State the number of lines in the material below that have "page" in them, without any other text.
--- start ---
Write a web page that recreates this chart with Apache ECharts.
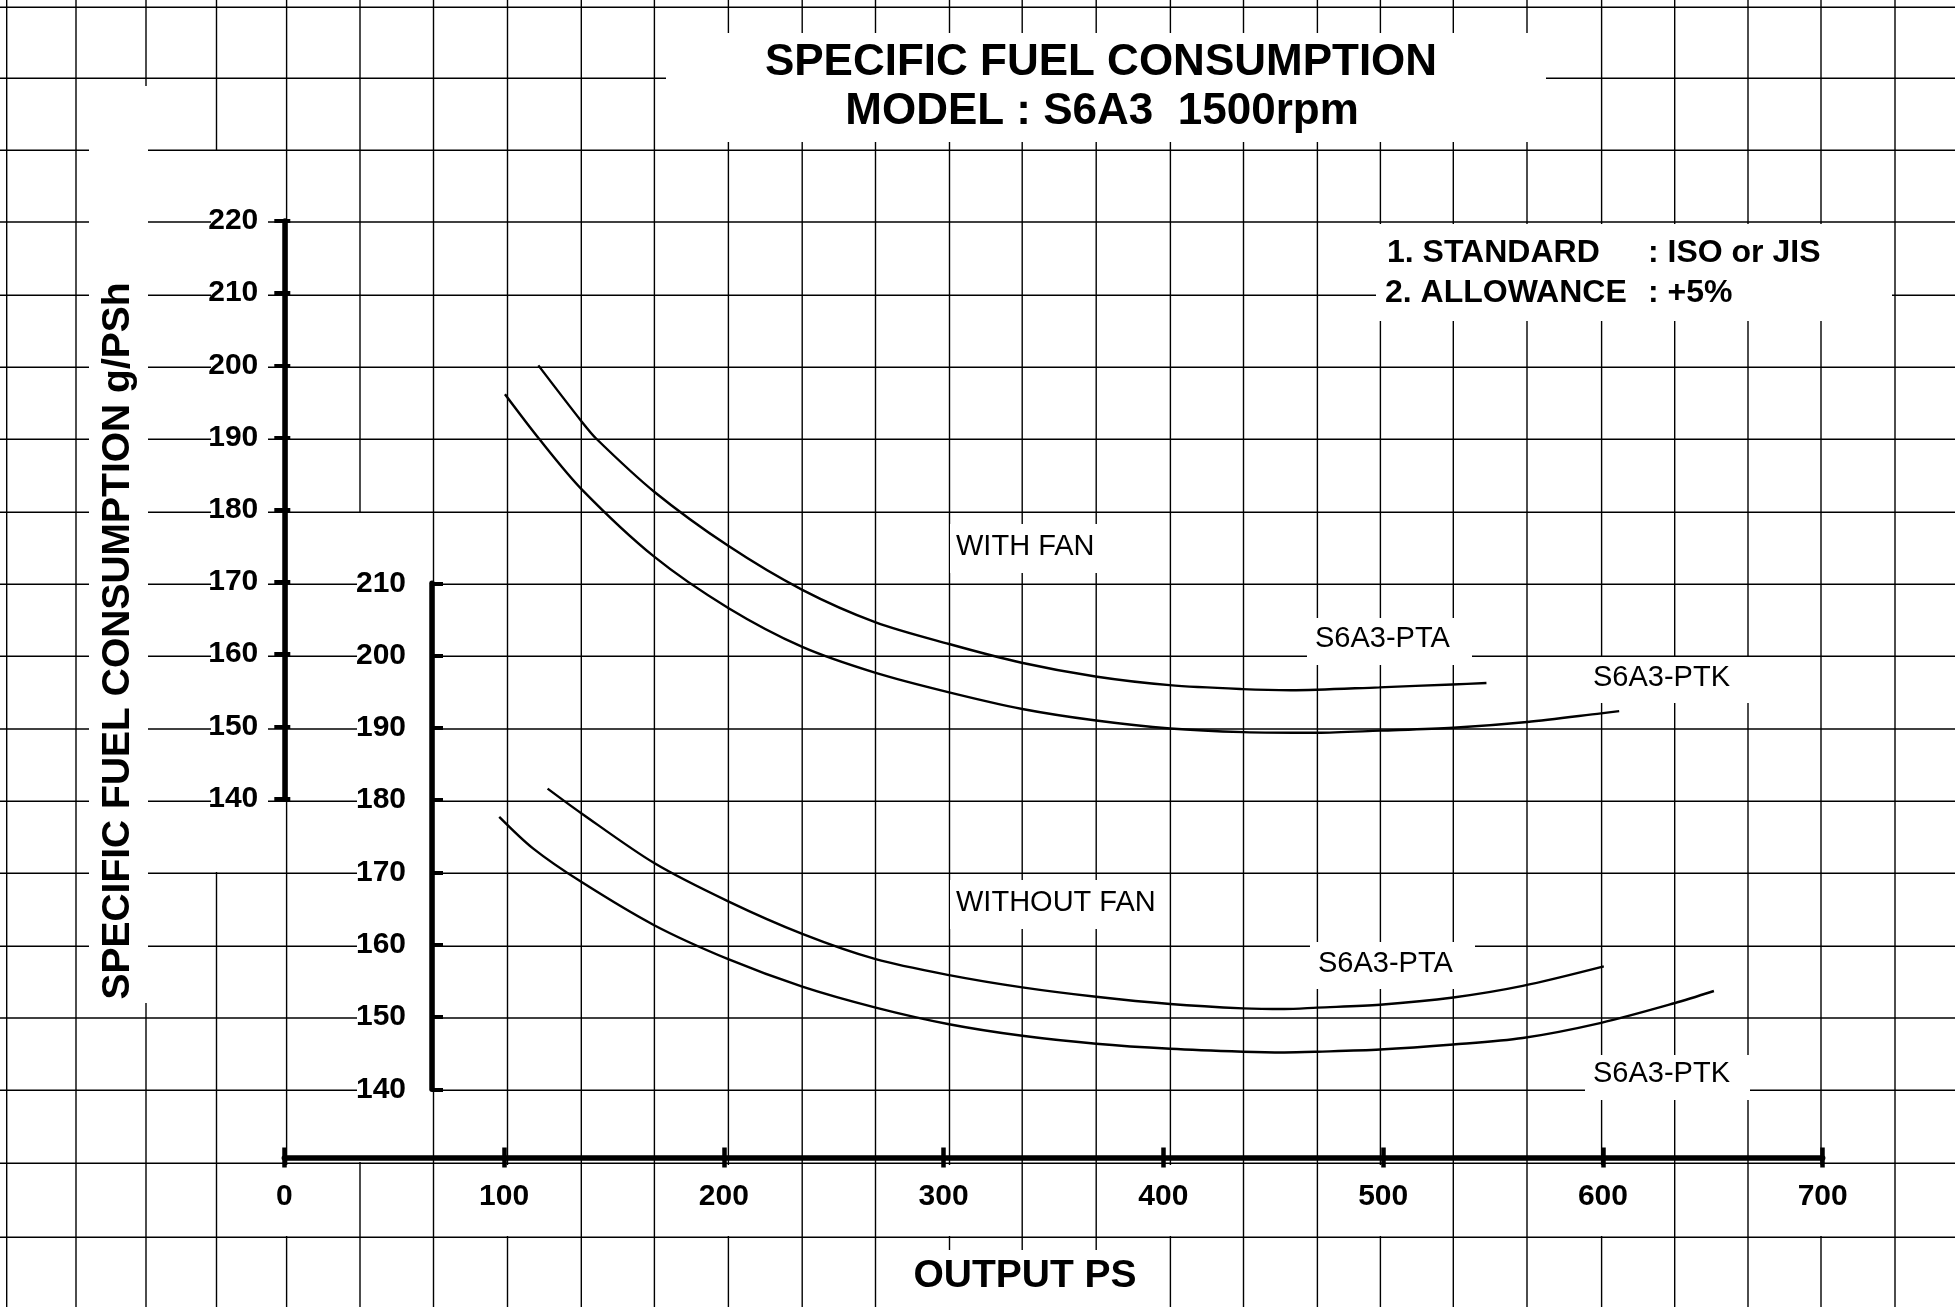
<!doctype html>
<html lang="en">
<head>
<meta charset="UTF-8">
<title>SPECIFIC FUEL CONSUMPTION</title>
<style>
  html, body { margin: 0; padding: 0; background: #fff; }
  #chart { width: 1955px; height: 1307px; }
</style>
</head>
<body>
<div id="chart"></div>
<script src="https://cdn.jsdelivr.net/npm/echarts@6.0.0/dist/echarts.min.js"></script>
<script>
// output PS -> g/PSh
var fanPTA = [[115.6,200.0],[135.1,192.3],[142.1,189.8],[168.3,182.5],[202.0,175.0],[235.7,168.9],[269.1,164.4],[302.5,161.4],[335.5,158.8],[369.1,156.9],[402.8,155.7],[436.0,155.15],[458.0,155.0],[498.2,155.4],[531.4,155.8],[547.0,156.0]];
var fanPTK = [[100.4,196.0],[116.0,189.8],[135.1,182.9],[168.3,173.5],[202.0,166.4],[235.7,161.0],[269.1,157.4],[302.5,154.7],[335.8,152.4],[369.4,150.8],[403.1,149.7],[436.3,149.2],[470.0,149.1],[498.6,149.4],[531.9,149.8],[565.5,150.6],[599.2,151.8],[607.4,152.1]];
var noFanPTA = [[119.8,181.6],[135.1,178.2],[168.3,171.3],[202.0,166.0],[235.7,161.5],[269.1,158.0],[302.5,155.8],[335.8,154.1],[369.4,152.8],[403.1,151.8],[436.3,151.2],[455.0,151.1],[470.0,151.3],[498.6,151.7],[531.9,152.7],[563.5,154.3],[600.4,157.0]];
var noFanPTK = [[97.8,177.7],[113.3,173.3],[135.1,168.7],[168.3,162.7],[202.0,158.0],[235.7,154.2],[269.1,151.3],[302.5,149.0],[335.8,147.4],[369.4,146.3],[403.1,145.6],[436.3,145.2],[455.0,145.1],[470.0,145.2],[498.6,145.5],[531.9,146.2],[563.5,147.1],[599.2,149.2],[632.4,151.9],[650.5,153.6]];

var xTicks = [0, 100, 200, 300, 400, 500, 600, 700];
var fanRange = [140, 220];
var noFanRange = [140, 210];

// graph paper behind the chart (pixel layout of the sheet)
var vGrid = [6.7,76,146,216.5,286.6,360,433.5,507.5,581.3,654.4,728.4,802.2,875.5,949.5,1022.2,1096.2,1170.4,1243.5,1317.4,1380.4,1453.3,1527,1601.6,1674.7,1748,1821,1895];
var hGrid = [7.3,78.3,150.3,222,295.3,367.3,439.3,512.3,584.3,656.3,729,801.3,873.3,946.3,1018,1090.3,1163.3,1237.3];
// white patches where the paper is blanked out behind lettering
var blanks = [
  [666,33,880,109],[89,86,59,917],[1376,224,516,97],[211,151,57,721],[357,513,73,649],
  [905,1250,240,57],[950,524,152,49],[950,880,212,49],
  [1307,618,165,47],[1584,657,166,46],[1310,942,165,47],[1585,1055,165,45]
];
[284,504,724,944,1164,1384,1604,1823].forEach(function (c) { blanks.push([c - 30, 1165, 60, 71]); });

var W = 1955, H = 1307;
var BOLD = "'Liberation Sans', Arial, sans-serif";

var graphics = [];
vGrid.forEach(function (x) {
  graphics.push({type: 'line', silent: true, z: 1, shape: {x1: x, y1: 0, x2: x, y2: H}, style: {stroke: '#000', lineWidth: 1.4}});
});
hGrid.forEach(function (y) {
  graphics.push({type: 'line', silent: true, z: 1, shape: {x1: 0, y1: y, x2: W, y2: y}, style: {stroke: '#000', lineWidth: 1.4}});
});
blanks.forEach(function (b) {
  graphics.push({type: 'rect', silent: true, z: 2, shape: {x: b[0], y: b[1], width: b[2], height: b[3]}, style: {fill: '#fff'}});
});

function txt(s, x, y, font, align, rot) {
  graphics.push({
    type: 'text', silent: true, z: 20, x: x, y: y, rotation: rot || 0,
    style: {text: s, font: font, fill: '#000', textAlign: align || 'left', textVerticalAlign: 'middle'}
  });
}
txt('SPECIFIC FUEL CONSUMPTION', 1101, 63, 'bold 44px ' + BOLD, 'center');
txt('MODEL : S6A3  1500rpm', 1102, 112, 'bold 44px ' + BOLD, 'center');
txt('1. STANDARD', 1387, 253, 'bold 32px ' + BOLD);
txt(': ISO or JIS', 1648, 253, 'bold 32px ' + BOLD);
txt('2. ALLOWANCE', 1385, 293, 'bold 32px ' + BOLD);
txt(': +5%', 1648, 293, 'bold 32px ' + BOLD);
txt('SPECIFIC FUEL CONSUMPTION g/PSh', 118, 641, 'bold 39px ' + BOLD, 'center', Math.PI / 2);
txt('OUTPUT PS', 1025, 1276, 'bold 39px ' + BOLD, 'center');
txt('WITH FAN', 956, 547, '29px ' + BOLD);
txt('WITHOUT FAN', 956, 903, '29px ' + BOLD);
txt('S6A3-PTA', 1315, 639, '29px ' + BOLD);
txt('S6A3-PTK', 1593, 678, '29px ' + BOLD);
txt('S6A3-PTA', 1318, 964, '29px ' + BOLD);
txt('S6A3-PTK', 1593, 1074, '29px ' + BOLD);

var axisFont = {fontFamily: BOLD, fontWeight: 'bold', fontSize: 30, color: '#000'};

function curve(data, xi, yi) {
  return {
    type: 'line', xAxisIndex: xi, yAxisIndex: yi, data: data, z: 6,
    showSymbol: false, smooth: 0.3,
    lineStyle: {color: '#000', width: 2.4}, silent: true
  };
}

var chart = echarts.init(document.getElementById('chart'), null, {renderer: 'canvas'});
chart.setOption({
  backgroundColor: '#fff',
  animation: false,
  graphic: {elements: graphics},
  grid: [
    {left: 284.3, right: W - 1822.7, top: 221, height: 577.5, outerBoundsMode: 'none'},
    {left: 284.3, right: W - 1822.7, top: 583.3, height: 506, outerBoundsMode: 'none'}
  ],
  xAxis: [
    {gridIndex: 0, type: 'value', min: xTicks[0], max: xTicks[xTicks.length - 1], show: false},
    {gridIndex: 1, type: 'value', min: xTicks[0], max: xTicks[xTicks.length - 1], interval: 100, position: 'bottom', offset: 68.2, z: 5,
      axisLine: {lineStyle: {color: '#000', width: 5.5}},
      axisTick: {inside: false, length: 10, lineStyle: {color: '#000', width: 4.5}},
      axisLabel: Object.assign({margin: 24}, axisFont),
      splitLine: {show: false}},
    {gridIndex: 1, type: 'value', min: xTicks[0], max: xTicks[xTicks.length - 1], interval: 100, position: 'bottom', offset: 68.2, z: 5,
      axisLine: {show: false},
      axisTick: {inside: true, length: 10, lineStyle: {color: '#000', width: 4.5}},
      axisLabel: {show: false}, splitLine: {show: false}}
  ],
  yAxis: [
    {gridIndex: 0, type: 'value', min: fanRange[0], max: fanRange[1], interval: 10, position: 'left', offset: 4, z: 5,
      axisLine: {show: true, lineStyle: {color: '#000', width: 5.5}},
      axisTick: {show: true, inside: false, length: 10, lineStyle: {color: '#000', width: 4}},
      axisLabel: Object.assign({margin: 22}, axisFont),
      splitLine: {show: false}},
    {gridIndex: 0, type: 'value', min: fanRange[0], max: fanRange[1], interval: 10, position: 'left', offset: 4, z: 5,
      axisLine: {show: false},
      axisTick: {show: true, inside: true, length: 10, lineStyle: {color: '#000', width: 4}},
      axisLabel: {show: false}, splitLine: {show: false}},
    {gridIndex: 1, type: 'value', min: noFanRange[0], max: noFanRange[1], interval: 10, position: 'left', offset: -147.7, z: 5,
      axisLine: {show: true, lineStyle: {color: '#000', width: 5.5}},
      axisTick: {show: true, inside: true, length: 11, lineStyle: {color: '#000', width: 4}},
      axisLabel: Object.assign({margin: 26}, axisFont),
      splitLine: {show: false}}
  ],
  series: [
    curve(fanPTA, 0, 0),
    curve(fanPTK, 0, 0),
    curve(noFanPTA, 1, 2),
    curve(noFanPTK, 1, 2)
  ]
});
</script>
</body>
</html>
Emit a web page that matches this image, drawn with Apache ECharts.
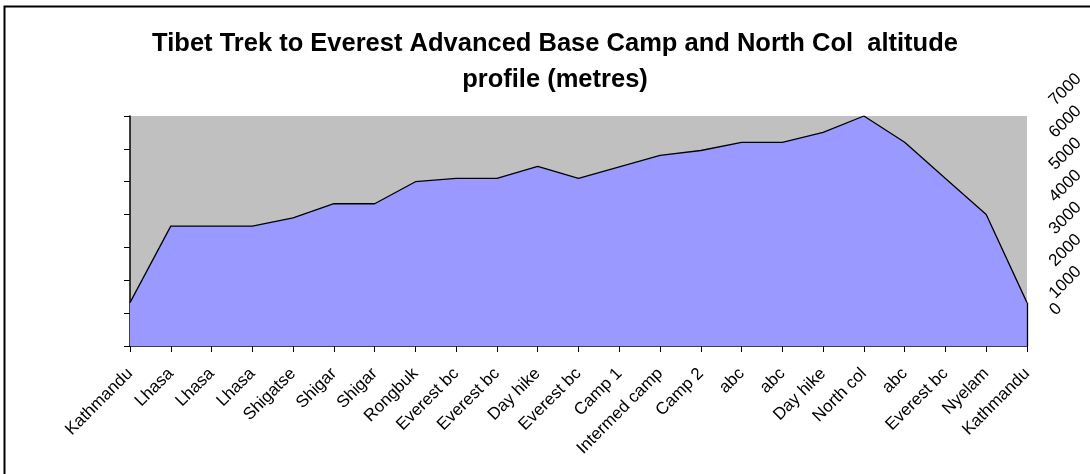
<!DOCTYPE html>
<html>
<head>
<meta charset="utf-8">
<title>Tibet Trek altitude profile</title>
<script src="https://cdn.jsdelivr.net/npm/echarts@6/dist/echarts.min.js"></script>
<style>
  html, body { margin: 0; padding: 0; background: #fff; }
  #chart { width: 1090px; height: 474px; }
</style>
</head>
<body>
<div id="chart"></div>
<script>
// places along the trek (x axis)
const categories = ['Kathmandu', 'Lhasa', 'Lhasa', 'Lhasa', 'Shigatse', 'Shigar', 'Shigar', 'Rongbuk',
  'Everest bc', 'Everest bc', 'Day hike', 'Everest bc', 'Camp 1', 'Intermed camp', 'Camp 2',
  'abc', 'abc', 'Day hike', 'North col', 'abc', 'Everest bc', 'Nyelam', 'Kathmandu']

// altitude in metres
const altitudes = [1320, 3650, 3650, 3650, 3900, 4330, 4330, 5000, 5100, 5100, 5470, 5100,
  5450, 5800, 5950, 6200, 6200, 6500, 7000, 6200, 5100, 4000, 1320]

// value axis
const yMin = 0
const yMax = 7000
const yStep = 1000

const titleText = 'Tibet Trek to Everest Advanced Base Camp and North Col  altitude\nprofile (metres)'

const font = '"Liberation Sans", Arial, sans-serif'

const chart = echarts.init(document.getElementById('chart'), null, { renderer: 'canvas' })

const lastIdx = categories.length - 1

chart.setOption({
  backgroundColor: '#ffffff',
  animation: false,
  title: {
    text: titleText,
    left: 550,
    top: 21,
    textAlign: 'center',
    textStyle: {
      fontFamily: font,
      fontSize: 25.5,
      fontWeight: 'bold',
      color: '#000',
      lineHeight: 36
    }
  },
  graphic: [
    {
      // outer chart frame (runs off the right / bottom edge)
      type: 'rect',
      silent: true,
      shape: { x: 4.5, y: 6.5, width: 1200, height: 600 },
      style: { fill: null, stroke: '#000', lineWidth: 2 }
    }
  ],
  grid: [
    {
      // plot area
      left: 130,
      right: 63,
      top: 116,
      bottom: 128,
      show: true,
      backgroundColor: '#c0c0c0',
      borderWidth: 0
    },
    {
      // only carries the rotated value labels on the right
      left: 130,
      right: 63,
      top: 103,
      bottom: 146,
      show: false
    }
  ],
  xAxis: [
    {
      type: 'category',
      gridIndex: 0,
      data: categories,
      boundaryGap: false,
      axisLine: { lineStyle: { color: '#000', width: 1.5 } },
      axisTick: { show: true, interval: 0, length: 6, lineStyle: { color: '#000' } },
      axisLabel: {
        interval: 0,
        rotate: 45,
        margin: 25,
        fontFamily: font,
        fontSize: 17,
        color: '#000'
      },
      splitLine: { show: false }
    },
    {
      type: 'category',
      gridIndex: 1,
      data: categories,
      boundaryGap: false,
      show: false
    }
  ],
  yAxis: [
    {
      type: 'value',
      gridIndex: 0,
      position: 'left',
      min: yMin,
      max: yMax,
      interval: yStep,
      axisLine: { show: true, lineStyle: { color: '#000', width: 1.5 } },
      axisTick: { show: true, length: 6, lineStyle: { color: '#000' } },
      axisLabel: { show: false },
      splitLine: { show: false }
    },
    {
      type: 'value',
      gridIndex: 1,
      position: 'right',
      min: yMin,
      max: yMax,
      interval: yStep,
      axisLine: { show: false },
      axisTick: { show: false },
      splitLine: { show: false },
      axisLabel: {
        show: true,
        rotate: 45,
        margin: 25,
        fontFamily: font,
        fontSize: 17,
        color: '#000',
        formatter: function (v) {
          return v === 0 ? '{z|0}' : String(v)
        },
        rich: {
          z: { fontFamily: font, fontSize: 17, color: '#000', padding: [0, 0, 21, 11] }
        }
      }
    }
  ],
  series: [
    {
      type: 'line',
      xAxisIndex: 0,
      yAxisIndex: 0,
      data: altitudes,
      symbol: 'none',
      lineStyle: { color: '#000', width: 1.3 },
      areaStyle: { color: '#9999ff', opacity: 1 },
      markLine: {
        silent: true,
        symbol: 'none',
        label: { show: false },
        lineStyle: { color: '#000', width: 1.3, type: 'solid' },
        data: [
          [
            { coord: [lastIdx, yMin] },
            { coord: [lastIdx, altitudes[lastIdx]] }
          ]
        ]
      }
    }
  ]
})
</script>
</body>
</html>
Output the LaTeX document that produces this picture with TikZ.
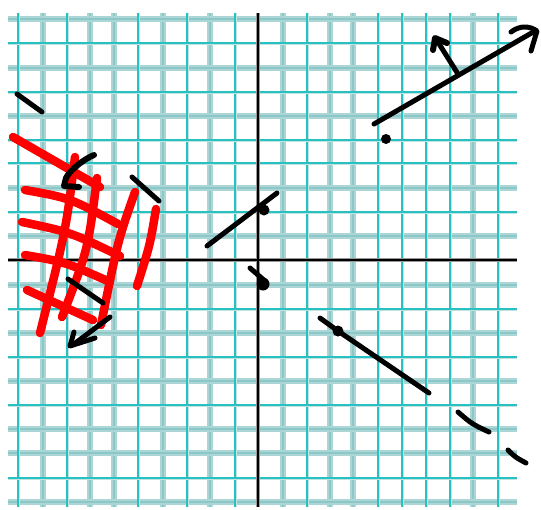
\documentclass[tikz,border=0pt]{standalone}
\begin{document}
\begin{tikzpicture}[x=1pt,y=-1pt,
  gb/.style={line width=5.5pt, color={rgb,255:red,172;green,214;blue,214}},
  gbc/.style={line width=1.6pt, color={rgb,255:red,140;green,200;blue,200}},
  gs/.style={line width=3pt, color={rgb,255:red,190;green,228;blue,228}},
  gsc/.style={line width=1.8pt, color={rgb,255:red,40;green,192;blue,192}},
  ink/.style={line width=5pt, line cap=round, line join=round, black},
  redink/.style={line width=8.5pt, line cap=round, line join=round, color={rgb,255:red,255;green,0;blue,0}},
  dotb/.style={fill=black}]
\useasboundingbox (0,0) rectangle (541,509);
\fill[white] (0,0) rectangle (541,509);
% grid: blurry lines
\foreach \x in {43,90,114,163,210,283,330,353,473} {\draw[gb] (\x,13) -- (\x,507); \draw[gbc] (\x,13) -- (\x,507);}
\foreach \y in {19,68,116,188,236,285,333,381,429,453,502} {\draw[gb] (8,\y) -- (517,\y); \draw[gbc] (8,\y) -- (517,\y);}
% grid: sharp lines
\foreach \x in {18,67,138,187,235,307,378,402,426,450,498} {\draw[gs] (\x,13) -- (\x,507); \draw[gsc] (\x,13) -- (\x,507);}
\foreach \y in {43,92,140,163,212,309,357,405,478} {\draw[gs] (8,\y) -- (517,\y); \draw[gsc] (8,\y) -- (517,\y);}
% axes
\draw[line width=4.5pt, black!40] (258,13) -- (258,507);
\draw[line width=4.5pt, black!40] (8,260) -- (517,260);
\draw[line width=2.2pt, black] (258,13) -- (258,507);
\draw[line width=2.2pt, black] (8,260) -- (517,260);
% red hatching
\draw[redink] (13,137) -- (100,187);
\draw[redink] (25,190) .. controls (70,198) .. (118,224);
\draw[redink] (22,222) .. controls (70,232) .. (120,256);
\draw[redink] (25,255) .. controls (65,262) .. (110,282);
\draw[redink] (27,290) -- (93,320);
\draw[redink] (75,157) .. controls (66,230) .. (40,333);
\draw[redink] (97,178) .. controls (88,250) .. (62,317);
\draw[redink] (135,192) .. controls (118,240) .. (101,325);
\draw[redink] (156,209) .. controls (150,245) .. (137,286);
% black strokes
\draw[ink] (17,94) -- (42,112);
\draw[ink] (132,177) -- (159,201);
\draw[ink, line width=6pt] (94,155) .. controls (84,159) and (70,170) .. (66,178) -- (64,186) -- (79,187);
\draw[ink] (68,279) -- (103,303);
\draw[ink] (110,317) -- (74,344);
\draw[ink] (74,332) -- (70,346) -- (95,338);
\draw[ink] (207,246) -- (277,193);
\fill[dotb] (264,210) circle (5.5pt);
\draw[ink] (250,268) -- (265,281);
\fill[dotb] (263,284) circle (6.5pt);
\draw[ink] (320,318) -- (338,331) -- (429,393);
\fill[dotb] (338,331) circle (5.5pt);
\draw[ink] (458,412) .. controls (472,424) .. (489,432);
\draw[ink] (508,450) .. controls (515,457) .. (526,463);
\draw[ink] (374,124) -- (535,31);
\draw[ink] (511,32) .. controls (520,25) and (530,26) .. (537,31) -- (531,51);
\draw[ink] (458,74) -- (436,39);
\draw[ink, line width=6pt] (433,50) -- (435,38) -- (447,43);
\fill[dotb] (386,139) circle (5pt);
\end{tikzpicture}
\end{document}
--- end ---
■ Output below: 2